PBS Job Script Reference

Minimal GPU Job

#!/bin/bash
#PBS -A YOUR_PROJECT    
#PBS -N job_name        # Job name (shows in qstat)
#PBS -l walltime=01:00:00                          
#PBS -l select=1:mpiprocs=1:ncpus=64:ngpus=4
#PBS -q main            # Queue (main for GPU jobs)
#PBS -j oe              # Merge stdout and stderr
Directive Meaning
#PBS -A PROJ Charge hours to this project
#PBS -l select=N Number of nodes
#PBS -l mpiprocs=M MPI ranks per node
#PBS -l ncpus=64 CPU cores per node (64 on Derecho)
#PBS -l ngpus=4 GPUs per node (4 on Derecho)
#PBS -l mem=480GB RAM per node (max ~480 GB usable)
#PBS -j oe Combine stdout/stderr into one file
#PBS -l walltime=HH:MM:SS Maximum wall clock time

Multi-Node Example

#PBS -l select=2:ncpus=64:ngpus=4:mem=480GB
# This requests 2 nodes = 8 GPUs total

Useful PBS Commands

qsub script.sh          # Submit a job
qstat -u $USER           # Check your jobs
qdel JOB_ID              # Cancel a job
qstat -f JOB_ID          # Full job details
qstat -Q main            # Queue status

Module Loading and Conda Setup

# Standard module stack for distributed PyTorch
module purge
module load nvhpc cuda cray-mpich conda

# Activate your conda environment
conda activate pytorch-derecho

Creating the Conda Environment

module load conda
conda env create -f environment.yml
conda activate pytorch-derecho

# Verify
python -c "import torch; print(torch.__version__, torch.cuda.is_available())"

Launch Patterns

Single Node (4 GPUs)

# Option 1: mpiexec (recommended on Derecho)
mpiexec -n 4 --ppn 4 --cpu-bind none python train.py

# Option 2: torchrun
torchrun --standalone --nproc_per_node=4 train.py

Multi-Node (2 nodes, 8 GPUs)

# mpiexec launches one process per GPU across all nodes
mpiexec -n $((NNODES * 4)) --ppn 4 --cpu-bind none python train.py

Each PBS script in scripts/ is a self-contained template with all required modules, NCCL config, and node discovery inlined — copy any .sh file and adjust the #PBS directives and python command for your job.

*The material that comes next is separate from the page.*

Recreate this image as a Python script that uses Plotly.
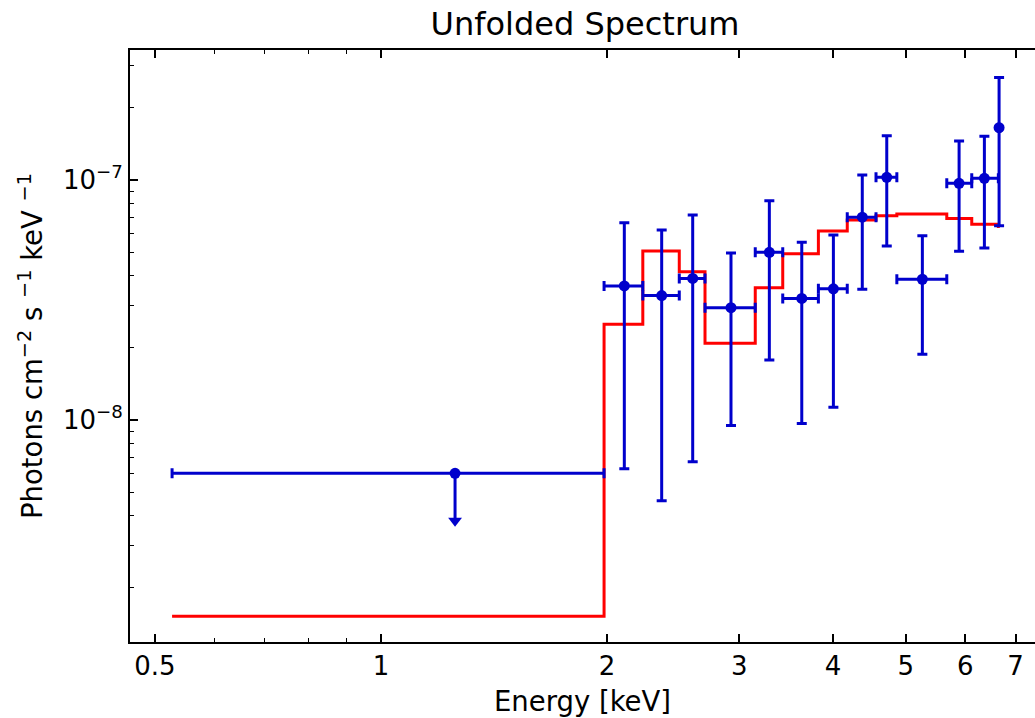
import numpy as np
import plotly.graph_objects as go

# ---- data ----
# bin edges in keV (shared by data and model)
edges = [0.527, 1.982, 2.232, 2.496, 2.701, 3.151, 3.428, 3.824, 4.178,
         4.563, 4.864, 5.669, 6.12, 6.64, 6.67]
# model (folded-back) values per bin
model_vals = [1.525e-9, 2.51e-8, 5.06e-8, 4.15e-8, 2.09e-8, 3.56e-8, 4.93e-8,
              6.13e-8, 6.81e-8, 7.10e-8, 7.22e-8, 6.92e-8, 6.54e-8, 6.4e-8]

# detected points (bins 2..14)
pt_x = [2.109, 2.365, 2.601, 2.925, 3.290, 3.634, 4.004, 4.375, 4.716, 5.26,
        5.887, 6.362, 6.655]
pt_y = [3.62e-8, 3.30e-8, 3.89e-8, 2.94e-8, 5.00e-8, 3.21e-8, 3.52e-8, 7.0e-8,
        1.026e-7, 3.86e-8, 9.69e-8, 1.016e-7, 1.652e-7]
pt_yhi = [6.64e-8, 6.19e-8, 7.15e-8, 4.97e-8, 8.20e-8, 5.5e-8, 5.90e-8, 1.05e-7,
          1.53e-7, 5.86e-8, 1.454e-7, 1.52e-7, 2.67e-7]
pt_ylo = [6.27e-9, 4.61e-9, 6.70e-9, 9.5e-9, 1.78e-8, 9.68e-9, 1.13e-8, 3.51e-8,
          5.31e-8, 1.88e-8, 5.05e-8, 5.21e-8, 6.45e-8]

# upper limit (first bin)
ul_x = [1.255]
ul_y = [6.0e-9]
arrow_frac = 0.635  # arrow-tip position relative to the limit value

x_major = [0.5, 1, 2, 3, 4, 5, 6, 7]
x_major_text = ["0.5", "1", "2", "3", "4", "5", "6", "7"]
x_minor = [0.6, 0.7, 0.8, 0.9]
y_major = [1e-8, 1e-7]
y_major_text = ["10<sup>\u22128</sup>", "10<sup>\u22127</sup>"]
y_minor = [m * 1e-9 for m in range(2, 10)] + [m * 1e-8 for m in range(2, 10)] + [2e-7, 3e-7]

BLUE = "#0000cc"
RED = "#ff0000"
FONT = "DejaVu Sans"

pt_lo_edges = edges[1:-1]
pt_hi_edges = edges[2:]

fig = go.Figure()

# model step line
fig.add_trace(go.Scatter(
    x=edges, y=model_vals + [model_vals[-1]], mode="lines",
    line=dict(color=RED, width=3, shape="hv"), showlegend=False, hoverinfo="skip"))

# data points
fig.add_trace(go.Scatter(
    x=pt_x, y=pt_y, mode="markers",
    marker=dict(color=BLUE, size=11),
    error_y=dict(type="data", symmetric=False,
                 array=[h - v for h, v in zip(pt_yhi, pt_y)],
                 arrayminus=[v - l for v, l in zip(pt_y, pt_ylo)],
                 color=BLUE, thickness=3, width=5),
    error_x=dict(type="data", symmetric=False,
                 array=[h - v for h, v in zip(pt_hi_edges, pt_x)],
                 arrayminus=[v - l for v, l in zip(pt_x, pt_lo_edges)],
                 color=BLUE, thickness=3, width=5),
    showlegend=False))

# upper limit point with horizontal bar and downward stem
fig.add_trace(go.Scatter(
    x=ul_x, y=ul_y, mode="markers",
    marker=dict(color=BLUE, size=11),
    error_x=dict(type="data", symmetric=False,
                 array=[edges[1] - ul_x[0]], arrayminus=[ul_x[0] - edges[0]],
                 color=BLUE, thickness=3, width=5),
    error_y=dict(type="data", symmetric=False, array=[0],
                 arrayminus=[ul_y[0] * (1 - arrow_frac)],
                 color=BLUE, thickness=3, width=0),
    showlegend=False))
fig.add_trace(go.Scatter(
    x=ul_x, y=[v * arrow_frac for v in ul_y], mode="markers",
    marker=dict(color=BLUE, size=12, symbol="triangle-down"),
    showlegend=False))

W, H = 1035, 718
L, R, T, B = 130, 0, 50, 76
x_range = [np.log10(0.4632), np.log10(7.43)]
y_range = [np.log10(1.19e-9), np.log10(3.48e-7)]

axis_common = dict(showline=True, linecolor="black", linewidth=2,
                   ticks="inside", tickcolor="black", tickwidth=1.8,
                   showgrid=False, zeroline=False,
                   tickfont=dict(family=FONT, size=26, color="black"))

fig.update_layout(
    width=W, height=H,
    margin=dict(l=L, r=R, t=T, b=B),
    paper_bgcolor="white", plot_bgcolor="white",
    font=dict(family=FONT, color="black"),
    title=dict(text="Unfolded Spectrum", x=(L + (W - R) + 5) / 2 / W, xanchor="center",
               y=1 - 24 / H, yanchor="middle",
               font=dict(family=FONT, size=32, color="black")),
    xaxis=dict(type="log", range=x_range, tickvals=x_major, ticktext=x_major_text,
               ticklen=8, mirror="ticks",
               minor=dict(tickvals=x_minor, ticks="inside", ticklen=4,
                          tickcolor="black", tickwidth=1.3),
               title=dict(text="Energy [keV]", standoff=12,
                          font=dict(family=FONT, size=27.5, color="black")),
               **axis_common),
    yaxis=dict(type="log", range=y_range, tickvals=y_major, ticktext=y_major_text,
               ticklen=8,
               minor=dict(tickvals=y_minor, ticks="inside", ticklen=4,
                          tickcolor="black", tickwidth=1.3),
               title=dict(text="Photons cm<sup>\u22122</sup> s <sup>\u22121</sup> keV <sup>\u22121</sup>",
                          standoff=12,
                          font=dict(family=FONT, size=27.5, color="black")),
               **axis_common),
    yaxis2=dict(type="log", range=y_range, overlaying="y", side="right",
                tickvals=y_major, ticks="inside", ticklen=8, tickcolor="black",
                tickwidth=1.8, showticklabels=False, showline=False,
                showgrid=False, zeroline=False),
)

fig.write_html("out.html")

Common Environment Variables

Required for Derecho

export NCCL_SOCKET_IFNAME=hsn        # Use Slingshot interfaces
export NCCL_IB_DISABLE=1             # No InfiniBand on Derecho
export NCCL_SHM_DISABLE=1            # Disable shared memory (stability)
export NCCL_CROSS_NIC=1              # Enable cross-NIC communication
export CUDA_VISIBLE_DEVICES=0,1,2,3  # Expose all 4 GPUs

Libfabric / CXI (Slingshot)

export FI_CXI_DISABLE_HOST_REGISTER=1   # Prevent CUDA deadlocks with CXI
export FI_CXI_DEFAULT_CQ_SIZE=131072    # Larger completion queue for big jobs
export FI_MR_CACHE_MONITOR=userfaultfd  # Memory registration cache monitor

For Debugging

export NCCL_DEBUG=INFO               # Verbose NCCL logging
export NCCL_DEBUG=TRACE              # Very verbose (generates lots of output)
export TORCH_DISTRIBUTED_DEBUG=DETAIL  # PyTorch distributed debugging

See docs/nccl_tuning.md for the full NCCL configuration reference, including how to use the native OFI transport for better multi-node performance.